Music is magic – and magic runs wild!
Between the mysterious Elflands and the magicless world are a wild Borderland and the ancient city of Bordertown. Here Elfin magic and human technology work only sporadically. Here elves and humans mingle in an uneasy truce, vying for control of the city in the Council Chambers of Dragon’s Tooth Hill, in the marketplace called Trader’s Heaven – but most of all in the old, abandoned parts of the city where runaways gather, rock-and-roll clubs glitter, and kids and bands clash in musical, magical revelry.
Welcome to the Borderlands, but watch your step. Magic runs wild in the streets here. Beware.
Borderland is where the cult classic shared-world, recently resurrected by Holly Black and Ellen Kushner in Welcome to Bordertown, began, with two editors, four writers and four stories…
The first, ‘Prodigy’, by Steven R. Boyett, is the longest in the collection, and the earliest chronologically, setting up all the later events. Set recently after the events that brought Elfland and the World (back?) into contact, it is focused on one man, Scooter, but across the course of the story explains the development of the meshed cultures of Borderland, Elfland and the World. ‘Prodigy’ could have ended up terribly solipsistic or white-man-centred, and does at times fall into the trap of being all about the manpain of Scooter, but it also does some very fascinating things with worldbuilding. The story centres on Scooter having to come to terms with his emotions and with responsibility, and in that sense it feels like a standard Literary bildungsroman; but the way it’s treated here is rather different, involving magic, rock-and-roll, and a certain amount of questing. This story is also notable for its approach to music; one of the effects of magic, in some places, is to allow some people who play music to actualise it in a manner rather similar to some forms of synaesthesia. Boyett’s passages around this are really effective and beautiful, and he utilises incredibly evocative but abstract description to show the reader his intent; these bits really are of the highest caliber.
Bellamy Bach’s ‘Gray’, on the other hand, is set many years later, in Bordertown itself, starring Gray, at the bottom of society, and Wicker, a rockstar at the top of the outcasts. Here we see a lot more colour; that is, whereas ‘Prodigy’ is almost rural in its landscapes, ‘Gray’ is set in the urbanscapes, in the slums, in the middle class district, in the punk and rock clubs of the town. This is also the first story to be set when Elfland and the World have mingled somewhat, so it’s the first to introduce us to some of the politics of that; the race-based gangs, the effect on the music and clubbing scene, and the exchange of cultural elements – not artefacts so much as ideas – between the two, along with the development of a whole new subculture. It’s a good story, although most of its twists are telegraphed; and the emotional core at the heart of it, and at the hearts of both Wicker and Gray, ring true and are very effectively done.

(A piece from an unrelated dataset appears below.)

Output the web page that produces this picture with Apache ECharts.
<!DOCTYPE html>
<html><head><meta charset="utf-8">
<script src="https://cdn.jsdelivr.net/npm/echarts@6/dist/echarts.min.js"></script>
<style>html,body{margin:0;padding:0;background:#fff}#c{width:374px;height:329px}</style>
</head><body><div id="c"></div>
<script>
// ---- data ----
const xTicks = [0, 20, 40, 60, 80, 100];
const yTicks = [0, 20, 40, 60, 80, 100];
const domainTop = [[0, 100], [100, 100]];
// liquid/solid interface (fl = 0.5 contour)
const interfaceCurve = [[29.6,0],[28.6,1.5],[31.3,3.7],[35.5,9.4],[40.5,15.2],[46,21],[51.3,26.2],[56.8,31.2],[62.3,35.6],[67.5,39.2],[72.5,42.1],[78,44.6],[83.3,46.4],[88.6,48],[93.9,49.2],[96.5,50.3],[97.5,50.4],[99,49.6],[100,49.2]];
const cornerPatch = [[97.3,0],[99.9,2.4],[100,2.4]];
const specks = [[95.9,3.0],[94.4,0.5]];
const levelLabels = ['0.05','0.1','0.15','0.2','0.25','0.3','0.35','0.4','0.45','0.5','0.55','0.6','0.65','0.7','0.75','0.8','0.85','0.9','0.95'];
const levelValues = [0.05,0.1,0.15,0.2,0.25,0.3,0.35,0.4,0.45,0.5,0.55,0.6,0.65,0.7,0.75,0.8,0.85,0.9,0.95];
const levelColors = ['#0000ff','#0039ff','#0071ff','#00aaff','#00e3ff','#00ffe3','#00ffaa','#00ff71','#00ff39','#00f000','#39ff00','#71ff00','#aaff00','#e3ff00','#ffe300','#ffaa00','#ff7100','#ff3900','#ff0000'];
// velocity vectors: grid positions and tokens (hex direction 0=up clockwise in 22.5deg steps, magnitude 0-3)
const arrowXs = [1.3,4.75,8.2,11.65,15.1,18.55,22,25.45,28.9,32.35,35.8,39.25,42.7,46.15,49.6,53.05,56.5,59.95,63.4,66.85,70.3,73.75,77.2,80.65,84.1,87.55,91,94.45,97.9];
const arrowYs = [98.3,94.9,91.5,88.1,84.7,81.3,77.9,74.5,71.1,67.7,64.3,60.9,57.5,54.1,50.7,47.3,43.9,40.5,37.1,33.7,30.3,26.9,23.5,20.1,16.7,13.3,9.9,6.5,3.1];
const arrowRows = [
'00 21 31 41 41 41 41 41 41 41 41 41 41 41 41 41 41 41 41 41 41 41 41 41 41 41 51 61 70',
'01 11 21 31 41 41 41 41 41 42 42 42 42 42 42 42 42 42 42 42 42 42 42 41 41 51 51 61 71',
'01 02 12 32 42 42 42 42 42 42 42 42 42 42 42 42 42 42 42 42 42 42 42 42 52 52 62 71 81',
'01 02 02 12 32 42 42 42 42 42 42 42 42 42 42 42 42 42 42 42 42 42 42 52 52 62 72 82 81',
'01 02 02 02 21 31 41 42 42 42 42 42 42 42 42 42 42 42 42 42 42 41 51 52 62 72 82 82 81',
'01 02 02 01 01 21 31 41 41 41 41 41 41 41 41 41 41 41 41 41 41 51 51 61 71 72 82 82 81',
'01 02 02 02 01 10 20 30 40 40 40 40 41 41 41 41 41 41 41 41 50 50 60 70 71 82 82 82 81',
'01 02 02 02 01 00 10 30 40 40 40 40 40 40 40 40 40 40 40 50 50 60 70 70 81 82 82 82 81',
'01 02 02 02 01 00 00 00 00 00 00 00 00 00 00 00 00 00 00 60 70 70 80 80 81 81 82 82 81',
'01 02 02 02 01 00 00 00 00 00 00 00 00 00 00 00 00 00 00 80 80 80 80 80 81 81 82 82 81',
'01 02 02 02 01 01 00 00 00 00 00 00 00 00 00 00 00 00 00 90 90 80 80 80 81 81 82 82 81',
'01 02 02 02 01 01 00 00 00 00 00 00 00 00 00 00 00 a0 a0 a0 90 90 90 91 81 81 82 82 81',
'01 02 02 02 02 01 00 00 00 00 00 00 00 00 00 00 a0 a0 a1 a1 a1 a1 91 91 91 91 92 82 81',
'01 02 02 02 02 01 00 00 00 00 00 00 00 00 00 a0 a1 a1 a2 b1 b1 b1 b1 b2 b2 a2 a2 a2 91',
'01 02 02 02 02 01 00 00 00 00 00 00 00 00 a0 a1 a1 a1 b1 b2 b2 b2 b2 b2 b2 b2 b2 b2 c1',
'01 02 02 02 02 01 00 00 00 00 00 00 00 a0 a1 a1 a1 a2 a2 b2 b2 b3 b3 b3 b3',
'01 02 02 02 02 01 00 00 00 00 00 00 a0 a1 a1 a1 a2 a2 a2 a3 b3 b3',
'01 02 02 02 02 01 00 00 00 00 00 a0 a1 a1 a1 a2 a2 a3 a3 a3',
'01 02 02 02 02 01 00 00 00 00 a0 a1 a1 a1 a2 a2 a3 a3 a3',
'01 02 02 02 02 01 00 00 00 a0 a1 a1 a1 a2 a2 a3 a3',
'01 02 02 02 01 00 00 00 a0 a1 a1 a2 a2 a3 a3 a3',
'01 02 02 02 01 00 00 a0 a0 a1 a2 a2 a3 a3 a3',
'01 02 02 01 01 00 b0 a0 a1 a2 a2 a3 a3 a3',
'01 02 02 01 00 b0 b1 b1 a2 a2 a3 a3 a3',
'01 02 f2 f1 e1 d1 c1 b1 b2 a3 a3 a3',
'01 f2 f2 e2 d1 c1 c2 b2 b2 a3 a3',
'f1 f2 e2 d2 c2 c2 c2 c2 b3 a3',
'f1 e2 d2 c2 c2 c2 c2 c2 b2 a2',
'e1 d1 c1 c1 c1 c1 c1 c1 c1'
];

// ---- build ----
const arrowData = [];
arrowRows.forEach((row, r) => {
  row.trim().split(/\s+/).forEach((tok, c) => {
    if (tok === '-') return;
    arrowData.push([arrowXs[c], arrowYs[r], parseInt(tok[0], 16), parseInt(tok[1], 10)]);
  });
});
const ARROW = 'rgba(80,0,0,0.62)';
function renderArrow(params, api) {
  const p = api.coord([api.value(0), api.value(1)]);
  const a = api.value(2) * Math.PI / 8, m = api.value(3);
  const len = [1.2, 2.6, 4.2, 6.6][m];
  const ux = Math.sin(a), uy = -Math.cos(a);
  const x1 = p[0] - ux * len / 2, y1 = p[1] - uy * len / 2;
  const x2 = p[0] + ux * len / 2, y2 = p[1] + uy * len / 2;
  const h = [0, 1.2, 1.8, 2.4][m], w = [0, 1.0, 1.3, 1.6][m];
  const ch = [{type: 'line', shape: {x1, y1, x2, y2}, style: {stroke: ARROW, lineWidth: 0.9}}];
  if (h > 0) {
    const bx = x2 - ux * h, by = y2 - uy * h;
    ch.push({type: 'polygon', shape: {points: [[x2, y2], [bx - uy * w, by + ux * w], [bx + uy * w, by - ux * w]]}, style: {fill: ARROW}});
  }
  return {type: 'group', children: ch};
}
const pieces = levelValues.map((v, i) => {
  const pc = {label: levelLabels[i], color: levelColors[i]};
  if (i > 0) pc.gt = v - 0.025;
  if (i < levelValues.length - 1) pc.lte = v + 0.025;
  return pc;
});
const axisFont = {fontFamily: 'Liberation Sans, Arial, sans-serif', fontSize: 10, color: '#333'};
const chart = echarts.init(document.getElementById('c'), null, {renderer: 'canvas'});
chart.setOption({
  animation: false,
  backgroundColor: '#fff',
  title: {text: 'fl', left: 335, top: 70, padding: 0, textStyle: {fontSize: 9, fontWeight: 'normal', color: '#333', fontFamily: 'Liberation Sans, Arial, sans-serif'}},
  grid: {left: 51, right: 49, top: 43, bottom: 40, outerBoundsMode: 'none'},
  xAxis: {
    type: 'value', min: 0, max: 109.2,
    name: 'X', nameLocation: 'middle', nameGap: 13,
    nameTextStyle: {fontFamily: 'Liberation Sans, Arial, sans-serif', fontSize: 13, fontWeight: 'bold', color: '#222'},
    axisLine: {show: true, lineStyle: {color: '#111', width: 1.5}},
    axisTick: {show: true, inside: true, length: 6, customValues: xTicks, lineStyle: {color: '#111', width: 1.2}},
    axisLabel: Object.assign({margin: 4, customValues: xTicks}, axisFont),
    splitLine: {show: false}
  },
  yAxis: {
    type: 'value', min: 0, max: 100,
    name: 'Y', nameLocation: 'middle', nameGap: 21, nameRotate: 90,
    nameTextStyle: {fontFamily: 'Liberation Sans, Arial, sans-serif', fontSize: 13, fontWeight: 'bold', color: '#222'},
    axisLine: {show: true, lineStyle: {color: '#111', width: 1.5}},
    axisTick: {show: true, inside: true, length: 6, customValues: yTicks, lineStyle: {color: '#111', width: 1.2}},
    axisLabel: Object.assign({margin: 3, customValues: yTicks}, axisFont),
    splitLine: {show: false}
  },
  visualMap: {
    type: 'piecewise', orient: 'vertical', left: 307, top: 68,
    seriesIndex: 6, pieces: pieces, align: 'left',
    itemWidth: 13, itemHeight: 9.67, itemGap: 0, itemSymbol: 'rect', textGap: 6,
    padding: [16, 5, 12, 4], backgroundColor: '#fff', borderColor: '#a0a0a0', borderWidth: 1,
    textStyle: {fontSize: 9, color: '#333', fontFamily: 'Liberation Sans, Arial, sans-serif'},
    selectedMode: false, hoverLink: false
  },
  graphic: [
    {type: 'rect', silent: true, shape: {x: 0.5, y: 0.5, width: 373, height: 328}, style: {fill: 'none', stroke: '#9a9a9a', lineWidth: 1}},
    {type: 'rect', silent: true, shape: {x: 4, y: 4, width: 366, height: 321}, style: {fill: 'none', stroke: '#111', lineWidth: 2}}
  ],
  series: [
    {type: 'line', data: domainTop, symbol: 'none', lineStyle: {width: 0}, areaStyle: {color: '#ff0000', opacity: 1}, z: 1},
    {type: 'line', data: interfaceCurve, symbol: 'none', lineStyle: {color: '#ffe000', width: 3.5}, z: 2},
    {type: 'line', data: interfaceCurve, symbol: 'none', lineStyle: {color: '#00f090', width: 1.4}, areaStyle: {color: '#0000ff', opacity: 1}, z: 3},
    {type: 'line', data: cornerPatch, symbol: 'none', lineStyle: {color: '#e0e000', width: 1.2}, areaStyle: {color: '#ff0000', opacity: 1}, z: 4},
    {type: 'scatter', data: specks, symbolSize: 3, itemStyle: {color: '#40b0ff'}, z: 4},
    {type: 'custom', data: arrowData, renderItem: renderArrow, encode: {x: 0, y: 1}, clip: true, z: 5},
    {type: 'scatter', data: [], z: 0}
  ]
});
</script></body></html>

‘Stick’, though, is probably the strongest story in the collection. Charles de Lint, luminary of urban fantasy and fairytale, and widely feted, combined Morris Dancing and biker gangs to get this story, and it works much, much better than might be expected. A story about isolation, loneliness, companionship and chosen families, it’s a complex, beautiful story; ‘Stick’ manages to showcase a number of different things, including different kinds of strength (Stick himself has one, Bramble another, and Manda yet another still), different approaches to the world and different forms of fellowship. It also opens up questions about the history of Bordertown and the way it was established. de Lint also fascinatingly highlights the racial tensions between humans, elves and the “halflings”, hated by all and accepted by none except other outcasts; not, clearly, a direct parallel to race relations in 1980s America, but certainly commentary on it. And, of course, it includes a Morris-dancing biker gang!
Unfortunately, the collection ends on its weakest story, Ellen Kushner’s ‘Charis’. Focused on the most privileged members of society, it deals in broken hearts and teenaged angst without really getting into anything interesting; as far as character goes, “whiny and annoying” rather sums the titular Charis up. Furthermore, none of the rest of the cast are any more interesting; while providing something of a contrast with the children with bad backgrounds, ‘Charis’ showcases privilege at its most rank, almost. The whole thing feels contrived and shallow in a way the rest of the collection doesn’t, and adds very little except a glimpse into the high society of Bordertown – but an immature, simple one at that.
Borderland is where the Bordertown shared world began, and there’s a reason it has become a cult classic in the following two decades; this is, for the most part, a really strong collection of stories, so congratulations to Terri Windling and Mark Alan Arnold on an astounding creation and excellent curation!